Omar Sharmarke said in an interview with The Associated Press that he believes both goals are achievable.
Somalia has been trying to rebuild after establishing its first functioning central government since 1991, when warlords overthrew a longtime dictator and turned on each other, plunging the impoverished nation into chaos. Al-Shabab rebels were ousted from the capital, Mogadishu, in 2011 and have been pushed out of other key cities but they are not yet defeated and the government remains weak.
Sharmarke said al-Shabab "has lost a lot of ground" though they still pose a threat especially in rural areas where they still operate. But compared to other hotspots like Iraq and Afghanistan, he said, "we are the only country that consistently has decreased this radicalization."
The prime minister said Al-Shabab now carries out a major attack every two to three months, like the suicide bombing at the gate of Somalia's presidential palace on Sept. 21, usually when they lose ground to show that they're still viable and to attract young recruits.
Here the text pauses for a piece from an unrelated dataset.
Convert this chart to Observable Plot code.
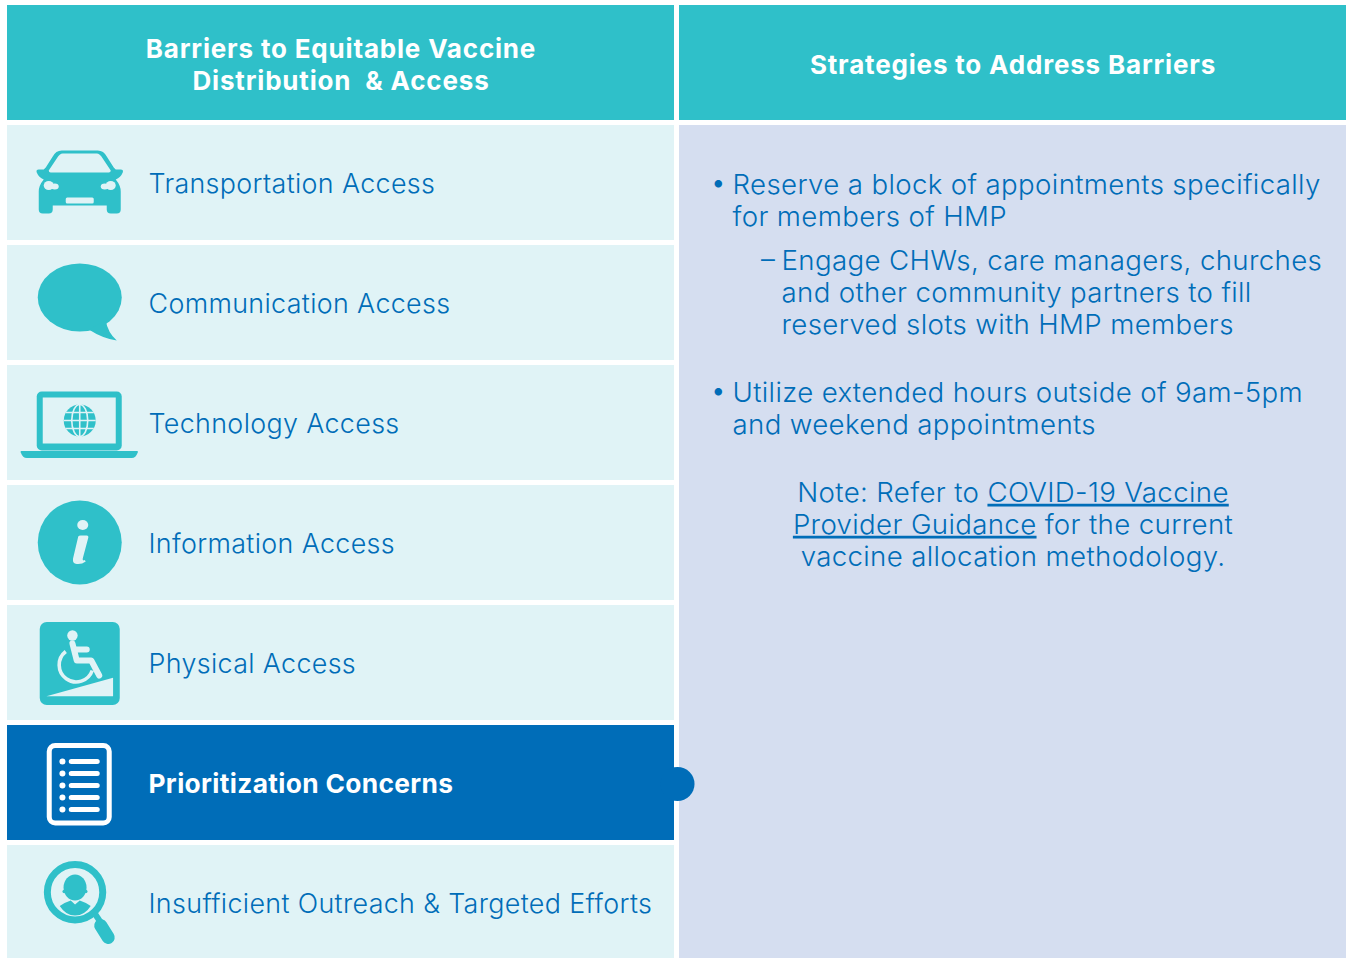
<!DOCTYPE html>
<html><head><meta charset="utf-8">
<script src="https://cdn.jsdelivr.net/npm/d3@7"></script>
<script src="https://cdn.jsdelivr.net/npm/@observablehq/plot@0.6"></script>
<style>
html,body{margin:0;padding:0;background:#fff;overflow:hidden}
svg{display:block}
svg text{letter-spacing:.35px}
svg g.hdr text{letter-spacing:.82px}
</style></head><body>
<div id="chart"></div>
<script>
const columnTitles = ["Barriers to Equitable Vaccine\nDistribution  & Access", "Strategies to Address Barriers"];
const barriers = ["Transportation Access","Communication Access","Technology Access","Information Access","Physical Access","Prioritization Concerns","Insufficient Outreach & Targeted Efforts"];
const selectedBarrier = "Prioritization Concerns";
const bulletParagraphs = ["Reserve a block of appointments specifically\nfor members of HMP","Utilize extended hours outside of 9am-5pm\nand weekend appointments"];
const subParagraphs = ["Engage CHWs, care managers, churches\nand other community partners to fill\nreserved slots with HMP members"];
const noteLines = "Note: Refer to COVID-19 Vaccine\nProvider Guidance for the current\nvaccine allocation methodology.";
const noteLinks = ["COVID-19 Vaccine","Provider Guidance"];

const TEAL="#2FC0C9", LIGHT="#E0F3F6", BLUE="#006DB8", LAV="#D5DEF0";
const L=LIGHT,T=TEAL;
const icons = {
"Transportation Access":`<path fill="${T}" d="M62 25H98Q104 25 107 31L114 42L116 44H121Q124 44 123 47Q121 52 116 54Q121 60 121 66V84Q121 88 117 88H111Q107 88 107 84V80H53V84Q53 88 49 88H43Q39 88 39 84V66Q39 60 44 54Q39 52 37 47Q36 44 39 44H44L46 42L53 31Q56 25 62 25Z"/><path fill="${L}" d="M63 28H97Q100 28 103 33L111 45Q111 47 109 47H51Q49 47 49 45L57 33Q60 28 63 28Z"/><ellipse fill="${L}" cx="49" cy="60" rx="5" ry="4.5"/><ellipse fill="${L}" cx="55" cy="61" rx="4" ry="3"/><ellipse fill="${L}" cx="111" cy="60" rx="5" ry="4.5"/><ellipse fill="${L}" cx="105" cy="61" rx="4" ry="3"/><rect fill="${L}" x="66" y="72" width="28" height="6" rx="1.5"/>`,
"Communication Access":`<ellipse fill="${T}" cx="80" cy="52" rx="42" ry="34"/><path fill="${T}" d="M89 84Q103 93 117 95Q108 87 106 75Z"/>`,
"Technology Access":`<rect fill="${T}" x="37" y="26" width="85" height="59" rx="5"/><rect fill="${L}" x="43" y="32" width="73" height="46"/><path fill="${T}" d="M21 85.5H138V87Q136 92.5 132 92.5H27Q23 92.5 21 87Z"/><circle fill="${T}" cx="80" cy="55" r="16"/><g fill="none" stroke="${L}" stroke-width="1.6"><ellipse cx="80" cy="55" rx="8" ry="16"/><path d="M80 39V71M64 55H96M66 47H94M66 63H94"/></g>`,
"Information Access":`<circle fill="${T}" cx="80" cy="57" r="42"/><ellipse fill="${L}" cx="83" cy="39.5" rx="5.5" ry="5"/><path fill="${L}" d="M78.5 51Q79 50 81 50H87Q89 50 88.6 52L83 73Q82.5 75 84 75L85 74.5L86 76Q82 79 77 78.5Q72.5 78 73.3 73Z"/>`,
"Physical Access":`<rect fill="${T}" x="40" y="16.5" width="80" height="83" rx="7"/><circle fill="${L}" cx="72.7" cy="30" r="5.2"/><path fill="none" stroke="${L}" stroke-width="6" stroke-linecap="round" stroke-linejoin="round" d="M72.7 38L77 55H91.5L99.5 70M77 44H87"/><path fill="none" stroke="${L}" stroke-width="3.6" d="M66 46A17 17 0 1 0 92.5 65"/><path fill="${L}" d="M46.7 90.7L113.3 72.3V90.7Z"/>`,
"Prioritization Concerns":`<rect fill="none" stroke="#fff" stroke-width="5" x="49.5" y="20" width="60" height="77.5" rx="6"/><g fill="#fff"><circle cx="62.7" cy="36" r="3"/><circle cx="62.7" cy="48" r="3"/><circle cx="62.7" cy="60" r="3"/><circle cx="62.7" cy="72" r="3"/><circle cx="62.7" cy="84" r="3"/></g><path stroke="#fff" stroke-width="5" stroke-linecap="round" d="M71.5 36H97.5M71.5 48H97.5M71.5 60H97.5M71.5 72H97.5M71.5 84H97.5"/>`,
"Insufficient Outreach & Targeted Efforts":`<circle fill="none" stroke="${T}" stroke-width="7" cx="75.3" cy="46.7" r="27.7"/><ellipse fill="${T}" cx="75.3" cy="42" rx="11.5" ry="13"/><circle fill="${T}" cx="64.5" cy="46" r="1.8"/><circle fill="${T}" cx="86" cy="46" r="1.8"/><path fill="${T}" d="M60 60.5Q66 56.5 71 55L75.3 59L80 55Q85 56.5 91 60.5Q85 70 75.3 70Q66 70 60 60.5Z"/><path stroke="${T}" stroke-width="6" d="M95 68L101 77"/><path stroke="${T}" stroke-width="13" stroke-linecap="round" d="M101 80L108.5 92"/>`
};
const iconSrc = name => "data:image/svg+xml," + encodeURIComponent(`<svg xmlns="http://www.w3.org/2000/svg" viewBox="0 0 160 115" width="160" height="115">${icons[name]}</svg>`);

// Table geometry in table units: one column = 1, one row = 1
const cellW = 667/672, cellH = 115/120;
const rows = barriers.map((b,i)=>({b,row:i+1}));
const plainRows = rows.filter(d=>d.b!==selectedBarrier);
const selectedRows = rows.filter(d=>d.b===selectedBarrier);
const font = "Inter, Lato, sans-serif";

function underlineLinks(index, scales, values, dims, ctx, next){
  const g = next(index, scales, values, dims, ctx);
  g.querySelectorAll("tspan").forEach(t=>{
    const s=t.textContent, link=noteLinks.find(k=>s.includes(k));
    if(!link) return;
    const [a,b]=s.split(link);
    t.textContent="";
    const add=(txt,u)=>{ if(!txt) return; const e=document.createElementNS("http://www.w3.org/2000/svg","tspan"); e.textContent=txt; if(u) e.setAttribute("text-decoration","underline"); t.appendChild(e); };
    add(a,false);add(link,true);add(b,false);
  });
  return g;
}
function headerStyle(index, scales, values, dims, ctx, next){
  const g = next(index, scales, values, dims, ctx);
  g.setAttribute("class",(g.getAttribute("class")||"")+" hdr");
  return g;
}
const bodySize=27.65, rowSize=26.85, lh=32/bodySize;
const plot = Plot.plot({
  width:1347,height:958,margin:0,
  x:{type:"linear",domain:[0,2],range:[7,1351],axis:null},
  y:{type:"linear",domain:[0,8],range:[5,965],axis:null},
  style:{background:"transparent",fontFamily:font},
  marks:[
    Plot.rect(columnTitles,{x1:(d,i)=>i,x2:(d,i)=>i+cellW,y1:0,y2:cellH,fill:TEAL}),
    Plot.rect(rows,{x1:0,x2:cellW,y1:d=>d.row,y2:d=>d.row+cellH,fill:d=>d.b===selectedBarrier?BLUE:LIGHT}),
    Plot.rect([0],{x1:1,x2:1+cellW,y1:1,y2:8,fill:LAV}),
    Plot.dot([selectedBarrier],{x:cellW+0.0045,y:barriers.indexOf(selectedBarrier)+1+cellH/2,dy:1,r:17,fill:BLUE}),
    Plot.text(columnTitles,{x:(d,i)=>i+cellW/2,y:cellH/2,dy:0.5,text:d=>d,fill:"#fff",fontSize:26,fontWeight:700,lineHeight:32/26,lineAnchor:"middle",textAnchor:"middle",render:headerStyle}),
    Plot.image(rows,{x:0.1075,y:d=>d.row+cellH/2,src:d=>iconSrc(d.b),width:160,height:115}),
    Plot.text(plainRows,{x:0.2098,y:d=>d.row+cellH/2,dy:1.5,text:"b",textAnchor:"start",lineAnchor:"middle",fontSize:rowSize,fontWeight:300,fill:BLUE}),
    Plot.text(selectedRows,{x:0.2098,y:d=>d.row+cellH/2,dy:1.5,text:"b",textAnchor:"start",lineAnchor:"middle",fontSize:26.3,fontWeight:700,fill:"#fff"}),
    Plot.text(bulletParagraphs,{x:1.0789,y:(d,i)=>[1.625,3.358][i],dy:-1,text:d=>d,textAnchor:"start",lineAnchor:"middle",fontSize:bodySize,fontWeight:300,lineHeight:lh,fill:BLUE}),
    Plot.text(bulletParagraphs,{x:1.0463,y:(d,i)=>[1.492,3.225][i],dy:-1,text:()=>"•",textAnchor:"start",lineAnchor:"middle",fontSize:bodySize,fontWeight:300,fill:BLUE}),
    Plot.text(subParagraphs,{x:1.1518,y:2.392,dy:-1,text:d=>d,textAnchor:"start",lineAnchor:"middle",fontSize:bodySize,fontWeight:300,lineHeight:lh,fill:BLUE}),
    Plot.text(subParagraphs,{x:1.1212,y:2.125,dy:0,text:()=>"–",textAnchor:"start",lineAnchor:"middle",fontSize:bodySize,fontWeight:300,fill:BLUE}),
    Plot.text([noteLines],{x:1+cellW/2,y:4.325,dy:-1,text:d=>d,textAnchor:"middle",lineAnchor:"middle",fontSize:bodySize,fontWeight:300,lineHeight:lh,fill:BLUE,render:underlineLinks})
  ]
});
document.getElementById("chart").appendChild(plot);
</script>
</body></html>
By contrast, in countries like Iraq and Afghanistan, there are sometimes several attacks a day, he said.
"So I think we really have moved the ground out of a dark ... period, and moved really much more in a positive kind of environment," he said.
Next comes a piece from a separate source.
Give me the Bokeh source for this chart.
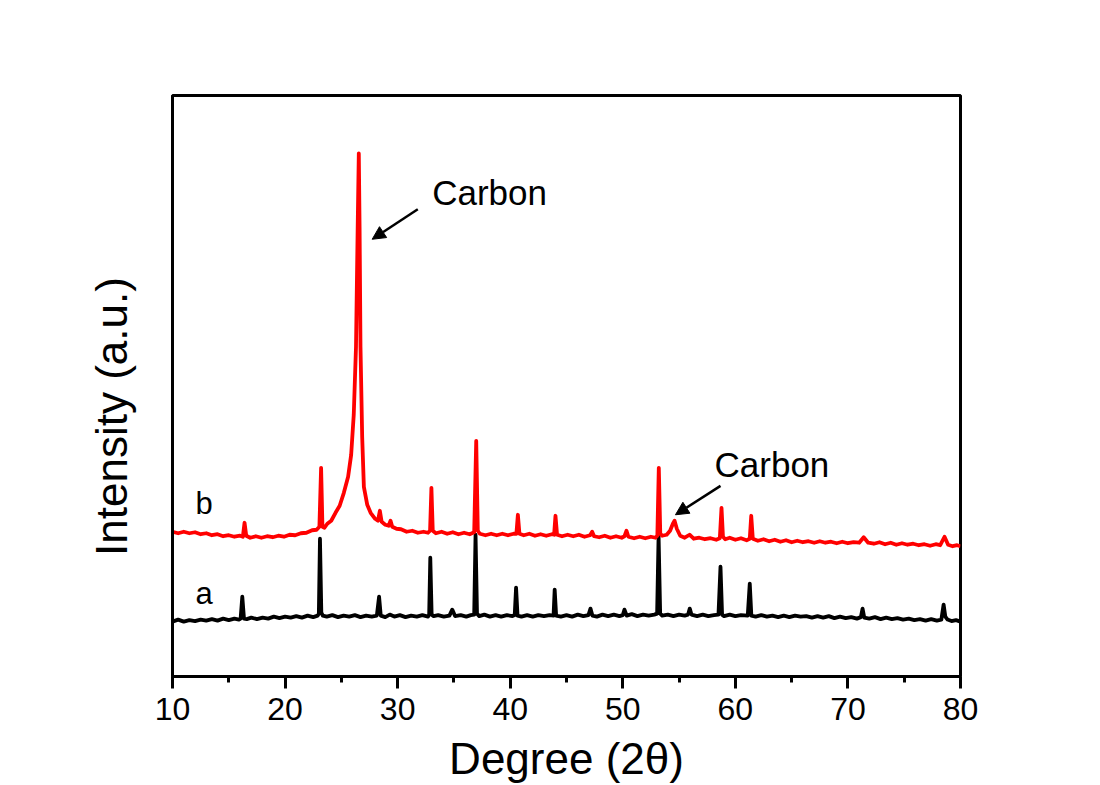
from bokeh.plotting import figure
from bokeh.models import Label, Arrow, NormalHead, FixedTicker
from bokeh.embed import file_html
from bokeh.resources import INLINE

# ---- data (2theta in degrees, intensity in arbitrary units) ----
two_theta_a = [10.0, 10.5, 11.0, 11.5, 12.0, 12.5, 13.0, 13.5, 14.0, 14.5, 15.0, 15.5, 15.9,
               16.05, 16.2, 16.35, 16.6, 17.0, 17.5, 18.0, 18.5, 19.0, 19.5, 20.0, 20.5, 21.0,
               21.5, 22.0, 22.5, 22.9, 23.0, 23.1, 23.22, 23.35, 23.7, 24.2, 24.7, 25.2, 25.7,
               26.2, 26.7, 27.2, 27.7, 28.15, 28.35, 28.5, 28.9, 29.3, 29.7, 30.2, 30.7, 31.2,
               31.7, 32.2, 32.7, 32.8, 32.9, 33.02, 33.2, 33.6, 34.1, 34.6, 34.85, 35.1, 35.6,
               36.1, 36.5, 36.8, 36.92, 37.05, 37.25, 37.7, 38.2, 38.7, 39.2, 39.7, 40.2, 40.4,
               40.52, 40.65, 41.0, 41.5, 42.0, 42.5, 43.0, 43.5, 43.85, 43.95, 44.08, 44.5,
               45.0, 45.5, 46.0, 46.5, 46.95, 47.13, 47.3, 47.7, 48.2, 48.7, 49.2, 49.7, 50.0,
               50.15, 50.35, 50.8, 51.3, 51.8, 52.3, 52.8, 53.05, 53.18, 53.32, 53.5, 54.0,
               54.5, 55.0, 55.5, 55.8, 55.95, 56.1, 56.6, 57.1, 57.6, 58.1, 58.5, 58.68, 58.82,
               59.0, 59.5, 60.0, 60.5, 61.1, 61.28, 61.42, 61.8, 62.3, 62.8, 63.3, 63.8, 64.3,
               64.8, 65.3, 65.8, 66.3, 66.8, 67.3, 67.8, 68.3, 68.8, 69.3, 69.8, 70.3, 70.8,
               71.15, 71.3, 71.45, 71.9, 72.4, 72.9, 73.4, 73.9, 74.4, 74.9, 75.4, 75.9, 76.4,
               76.9, 77.4, 77.9, 78.3, 78.5, 78.65, 78.85, 79.2, 79.6, 80.0]
intensity_a = [55, 57, 55, 56.5, 55.5, 57, 56, 57.5, 56, 58, 56.5, 58, 57,
               58, 80, 58, 57.5, 59, 57.5, 59, 58, 60, 58.5, 60, 59, 60.5,
               59, 61, 59.5, 61, 63, 138, 64, 61, 60, 61.5, 59.5, 61, 60,
               61.5, 59.5, 61, 60, 61, 80, 61, 59.5, 62, 60, 61.5, 59.5, 61,
               60, 61.5, 60, 62, 119, 62, 60.5, 61.5, 60, 61, 67, 60.5, 61.5,
               60, 61.5, 62, 142, 63, 60.5, 62, 60, 61.5, 60, 61.5, 60.5, 61.5,
               89, 61, 60, 61.5, 60, 61.5, 60.5, 61.5, 61, 87, 61, 60,
               61.5, 60, 62, 60.5, 61.5, 68, 61, 60, 62, 60.5, 62, 60.5, 61.5,
               67, 61, 62.5, 60.5, 62, 61, 62, 63, 141, 63, 61, 62,
               60.5, 62, 61, 62, 68, 62, 60.5, 62, 60.5, 61.5, 62, 110, 62,
               60.5, 62, 60.5, 61.5, 61, 93, 61, 60, 61.5, 60, 61, 59.5, 61,
               59.5, 61, 60, 60.5, 59, 60.5, 59, 60.5, 58.5, 60, 58.5, 59.5, 58,
               59.5, 68, 59, 58, 59.5, 57.5, 59, 57.5, 58.5, 57, 58, 56.5, 57.5,
               56, 57.5, 56, 57, 72, 60, 57, 55.5, 56.5, 55]

two_theta_b = [10.0, 10.5, 11.0, 11.5, 12.0, 12.5, 13.0, 13.5, 14.0, 14.5, 15.0, 15.5, 16.0, 16.25,
               16.4, 16.55, 16.9, 17.4, 17.9, 18.4, 18.9, 19.4, 19.9, 20.4, 20.9, 21.4, 21.9,
               22.4, 22.8, 23.05, 23.2, 23.32, 23.5, 23.75, 24.1, 24.48, 24.85, 25.22, 25.6,
               25.87, 26.1, 26.3, 26.45, 26.55, 26.62, 26.7, 26.85, 27.0, 27.3, 27.6, 28.0,
               28.25, 28.42, 28.58, 28.9, 29.2, 29.37, 29.52, 29.9, 30.3, 30.8, 31.3, 31.8,
               32.3, 32.7, 32.88, 33.0, 33.12, 33.4, 33.9, 34.4, 34.9, 35.4, 35.9, 36.4, 36.8,
               36.98, 37.12, 37.3, 37.8, 38.3, 38.8, 39.3, 39.8, 40.3, 40.55, 40.68, 40.82,
               41.2, 41.7, 42.2, 42.7, 43.2, 43.7, 43.9, 44.02, 44.16, 44.6, 45.1, 45.6, 46.1,
               46.6, 47.1, 47.28, 47.45, 47.9, 48.4, 48.9, 49.4, 49.9, 50.15, 50.33, 50.5,
               51.0, 51.5, 52.0, 52.5, 52.9, 53.07, 53.2, 53.33, 53.5, 53.9, 54.2, 54.45, 54.6,
               54.8, 55.1, 55.5, 55.93, 56.3, 56.8, 57.3, 57.8, 58.3, 58.62, 58.77, 58.9, 59.1,
               59.5, 60.0, 60.5, 61.0, 61.28, 61.41, 61.55, 62.0, 62.5, 63.0, 63.5, 64.0, 64.5,
               65.0, 65.5, 66.0, 66.5, 67.0, 67.5, 68.0, 68.5, 69.0, 69.5, 70.0, 70.5, 71.0,
               71.4, 71.8, 72.3, 72.8, 73.3, 73.8, 74.3, 74.8, 75.3, 75.8, 76.3, 76.8, 77.3,
               77.8, 78.2, 78.58, 78.9, 79.3, 79.7, 80.0]
intensity_b = [145, 143.5, 145, 143.5, 144.5, 142.5, 143.5, 141.5, 142.5, 140.5, 141.5, 140, 141, 140,
               154, 141, 139, 140.5, 139, 140.5, 139.5, 141, 140, 142, 141.5, 143.5, 144,
               146.5, 147, 150, 209, 150, 149, 153, 156, 164, 171, 184, 200,
               222, 262, 330, 450, 524, 450, 330, 240, 190, 172, 164, 158,
               156, 166, 155, 152, 151, 156, 150, 148, 147.5, 145, 146, 144,
               145, 144, 146, 189, 146, 143.5, 145, 143, 144.5, 142.5, 144, 142.5, 144.5,
               236, 146, 143, 141.5, 143, 141.5, 143, 141.5, 143, 143, 162, 143,
               141.5, 143, 141, 142.5, 141, 142.5, 142, 161, 142, 140.5, 142, 140.5, 142,
               140, 141.5, 145, 140.5, 139.5, 141, 139, 140.5, 139, 140.5, 146, 140,
               138.5, 140, 138.5, 140, 139, 141, 209, 143, 141, 142, 146, 153, 156,
               148, 141, 139, 142, 138, 139, 137.5, 138.5, 137, 138.5, 169, 140, 137.5,
               139, 137, 138.5, 136.5, 138, 161, 138, 136, 137.5, 135.5, 137, 135, 136.5,
               134.5, 136, 134.5, 135.5, 134, 135.5, 134, 135, 133.5, 135, 133.5, 134.5, 134,
               139.5, 134, 133, 134.5, 132.5, 134, 132, 133.5, 132, 133, 131.5, 132.5, 131,
               132.5, 131.5, 140, 132, 130.5, 131.5, 130.5]

x_ticks = [10, 20, 30, 40, 50, 60, 70, 80]
series_names = ["a", "b"]
annotation_text = ["Carbon", "Carbon"]

FONT = "Liberation Sans"

p = figure(width=1100, height=785, output_backend="svg", toolbar_location=None,
           x_range=(10, 80), y_range=(0, 582),
           min_border_left=172, min_border_right=140, min_border_top=95, min_border_bottom=108)
p.background_fill_color = "white"
p.border_fill_color = "white"
p.grid.visible = False
p.outline_line_color = "black"
p.outline_line_width = 3

# x axis
xa = p.xaxis[0]
xa.ticker = FixedTicker(ticks=x_ticks, minor_ticks=[15, 25, 35, 45, 55, 65, 75])
xa.axis_line_width = 3
xa.major_tick_line_width = 3
xa.minor_tick_line_width = 3
xa.major_tick_out = 12
xa.major_tick_in = 0
xa.minor_tick_out = 6
xa.minor_tick_in = 0
xa.major_label_text_font = FONT
xa.major_label_text_font_size = "32px"
xa.major_label_text_color = "black"
xa.major_label_standoff = 9
xa.axis_label = "Degree (2θ)"
xa.axis_label_text_font = FONT
xa.axis_label_text_font_size = "44px"
xa.axis_label_text_font_style = "normal"
xa.axis_label_text_color = "black"
xa.axis_label_standoff = 11

# y axis: no ticks; label shifted down with trailing no-break spaces
ya = p.yaxis[0]
ya.ticker = FixedTicker(ticks=[])
ya.axis_line_width = 3
ya.major_tick_out = 0
ya.major_tick_in = 0
ya.minor_tick_out = 0
ya.minor_tick_in = 0
ya.major_label_text_font_size = "0px"
ya.axis_label = "Intensity (a.u.)" + "\u00a0" * 5
ya.axis_label_text_font = FONT
ya.axis_label_text_font_size = "44px"
ya.axis_label_text_font_style = "normal"
ya.axis_label_text_color = "black"
ya.axis_label_standoff = 37

p.line(two_theta_a, intensity_a, line_color="black", line_width=3.8, line_join="round")
p.line(two_theta_b, intensity_b, line_color="#ff0000", line_width=3.8, line_join="round")

# series labels
p.add_layout(Label(x=12.04, y=83, text=series_names[0], text_font=FONT,
                   text_font_size="31px", text_color="black", text_baseline="alphabetic"))
p.add_layout(Label(x=12.04, y=173, text=series_names[1], text_font=FONT,
                   text_font_size="31px", text_color="black", text_baseline="alphabetic"))

# Carbon annotations
p.add_layout(Label(x=33.07, y=485, text=annotation_text[0], text_font=FONT,
                   text_font_size="35px", text_color="black", text_baseline="alphabetic"))
p.add_layout(Label(x=58.15, y=212, text=annotation_text[1], text_font=FONT,
                   text_font_size="35px", text_color="black", text_baseline="alphabetic"))

p.add_layout(Arrow(end=NormalHead(size=13, fill_color="black", line_color="black", line_width=1),
                   x_start=31.79, y_start=468, x_end=27.74, y_end=438,
                   line_color="black", line_width=2.5))
p.add_layout(Arrow(end=NormalHead(size=13, fill_color="black", line_color="black", line_width=1),
                   x_start=58.68, y_start=191, x_end=54.68, y_end=162,
                   line_color="black", line_width=2.5))

open("out.html", "w").write(file_html(p, INLINE))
Sharmarke said Somali and AU troops have successfully pushed Al-Shabab extremists from all the towns they controlled along the Indian Ocean, which has hurt the militants' efforts to maintain a parallel economy, and they are now pressing the fight to other areas Al-Shabab controls to contain and defeat the "radical insurgency."
"In the coming months, through this year, and beyond, we want to liberate all the remaining ... areas which they occupy now," he said. "It is an achievable goal."
Militarily, Sharmarke said, the government is also trying to build up and train its military, with help from Britain and the United States, so it can gradually take over all security from the AU force.
Somalia does not want the African troops to be replaced by a U.N. peacekeeping force, which has been a long-term goal in Security Council resolutions, he said.
"I think in the coming two to three years, we tend to take (over) everything," Sharmarke said.
At the same time, he said, the government is trying to fight the radical ideology that attracts the extremists through the media, local governments and religious leaders.
Somalia is "trying to reach out to the maximum audience, and it's also evident now that people have moved away from that ideology," Sharmarke said, citing the diminishing support for al-Shabab.
It is also working with neighboring countries including Kenya, Uganda and Ethiopia, where extremists are also being recruited, on a plan to share intelligence — "and actionable intelligence," he said.
The prime minister stressed that strengthening the military and building the economy must go hand in hand.
In his speech Thursday to the General Assembly's annual ministerial meeting, Sharmarke proposed a "Grand Development Plan" for Somalia focused on rebuilding roads, schools, hospitals, community centers, ports, airports, and markets.
He said he is now following up with potential donors, stressing Somalia's important geopolitical location on both the Gulf of Aden and the Indian Ocean and seismic data showing huge untapped reserves of both oil and gas.
The government is now analyzing the seismic date, Sharmarke said, and "in the coming months we're really trying to put out the bids" for oil and gas exploration.
He said Somalia offers more opportunities than oil and gas producing countries on the Persian Gulf because it doesn't need to ship oil or gas through the tense Straits of Hormuz.
Sharmarke said the government is also looking across the Gulf of Aden to war-torn Yemen and trying to ensure that "this doesn't have a spinoff on us." One result of that conflict has been an influx of about 4,000 Yemenis into Somalia along with thousands of Somalis who had been living in Yemen returning home to escape the fighting, he said.
"We can't close the doors to people coming from there," Sharmarke said, citing a long history of travel and contacts between the two countries as well as Yemen's hosting of between 200,000 and 300,000 Somalis who fled instability in the past decades.